Driving a car is something that most people take for granted. No group of people know this more than the visually impaired.
But CBS News science and technology correspondent Daniel Sieberg reports on a groundbreaking technology that has blind people excited about a future on the road.
Visually impaired and blind people are the first to say that overcoming challenges like getting around is just a part of life. But driving a car is another matter entirely, and largely off-limits. That is, until now.
For a nation of drivers, nothing says freedom like getting behind the wheel of a car. It's a feeling that eludes the more than 20 million Americans who are visually impaired, like Ty Case.
"You kind of feel like you lose your identity really," says Case, who went blind 14 years ago after complications with juvenile diabetes. Unable to drive during that time, he recently got a chance to go for a spin again.
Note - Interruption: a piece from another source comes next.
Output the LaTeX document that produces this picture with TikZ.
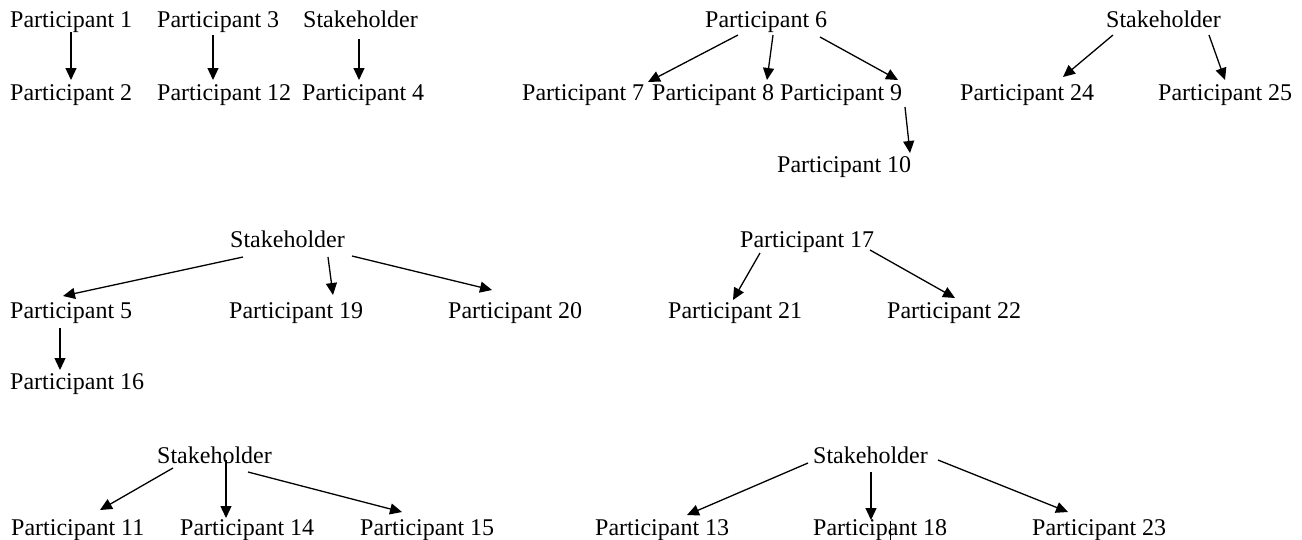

Engineers at Virginia Tech have now created a vehicle that visually impaired people can actually drive. "The driver drives the car via a regular steering wheel and an accelerator and a brake," Dennis Hong explains.
The prototype was developed by Hong and a team of robotics students at the request of the National Federation of Blind People. They did it with just $3,000 in grant money.
"So how it works, a laser shoots out from the sensor right over here, right if there's an obstacle in front of it, it bounces off,' Hong explains.
That laser pointer feeds data to an onboard computer that then communicates what's ahead to the driver.
This vehicle is actually talking to the driver, in a sense. A vest vibrates, that tells he driver that he or she is either coming up to an obstacle or is going a little fast.
Drivers also get audio cues that are telling them to turn slight left or slight right as they're going forward.
At a recent test in College Park, Md., blind teenagers came from as far away as Iowa for the chance to experience the thrill of driving for the first time.
"I thought it was probably the best thing that I've ever done in my life," says 17-year-old Jeremy Ellis, of Belle Plaine, Iowa.
"It was exciting and i just had so much more freedom and it jut really made it seem like it could really be a reality someday," Addie Hugen, 16, adds.
And there are useful applications for the technology beyond benefits for the blind -- especially handy for today's drivers since recent studies have found that drivers distracted by talking on a cell phone are four times as likely to get in an accident.
But with the technology still years away from being roadworthy, people like Ty Case still has to rely on family and good friends to get around for now.
Virginia Tech's Dennis Hong acknowledges that the thought of having blind drivers on the road is can be a little scary for some people. He says a lot of problems still need to be solved, but that the technology will be ready before society will be.
It took nine graduate students two semesters to develop the ride -- one semester for engineering, one for assembly.